Officials statistics indicate that at least one in five of the 2,700 marriages with foreigners registered in Tajikistan over the last five years has subsequently ended.

Nilufar Sobir, a Tajik journalist who writes on social issues, welcomes the changes to the law, which she believes will protects vulnerable women and their children.

“There’s a recent trend for Chinese citizens of Uighur origin to opt to stay and work in Tajikistan,” she said. “There have been similar cases with men from Afghanistan,”

They often marry impoverished poor women and register property and businesses in their names, she said. Then, when they go back home, they leave the wife behind with nothing.
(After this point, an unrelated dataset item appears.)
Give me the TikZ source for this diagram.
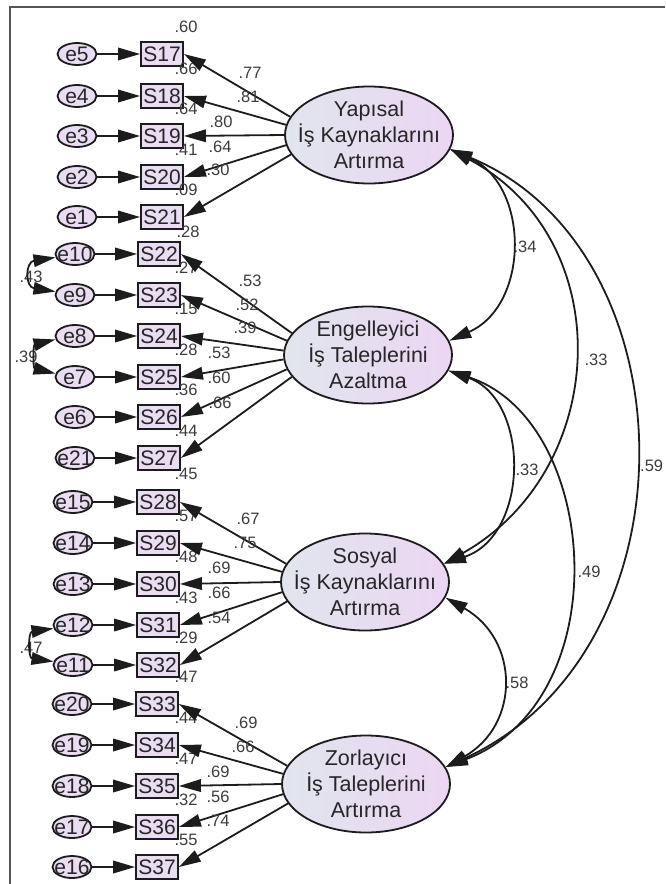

Aziza, a resident of the capital Dushanbe, was 18 when her mother arranged for her to marry a 35-year old businessman from Afghanistan.

Unlike many women in Tajikistan, who go through Muslim weddings without registering with the authorities, Aziza was officially married. But she later learned that her husband already had two Afghan wives. When he then died, he left everything to his first wife, now living in Europe, and she and her three children were left destitute.

Nigina Bahrieva, head of the Nota Bene human rights group, is concerned that introducing legal obstacles to marriage may contravene international conventions guaranteeing the rights of the individual.

She warned that the regulations could leave women worse off than before, as their husbands are likely to seek only a religious wedding blessed by a Muslim cleric and avoid the complexities of legal marriage altogether. This would leave wives with no rights at all after divorce.

“This approach relieves them of any legal responsibility…. and may leave Tajik women more vulnerable and harm their social and legal position,” she said.

Alla Kuvvatova, who heads the Association for Gender Equality and Preventing Violence Against Women, said the prenuptial contract could equally be abused by a wife who might divorce her foreign husband once the home was registered in his name.

Others say the regulations run the risk of casting a shadow over all marriages with foreigners because of the actions of a few. A Tajik woman called Shahnoza described how by the time she finished university and started work, she was considered “too old” in her own community, so she married an Afghan and they emigrated to Canada, where they have settled down happily and now have two children.

Deputy Justice Minister Kholikov said the law would not stand in the way of couples whose intentions were genuine.

Some rights activists say the focus on marriages with foreigners is at odds with the authorities’ failure to assist the much larger number of women who end up being abandoned by Tajik husbands who go abroad in search of work, and end up staying.

Various estimates put the number of expatriate migrant workers from Tajikistan, at between 800,000 and one million, the majority in Russia. A 2009 report by the International Organisation for Migration on the plight of abandoned wives estimated that about one third of men working abroad would settle down in the host country.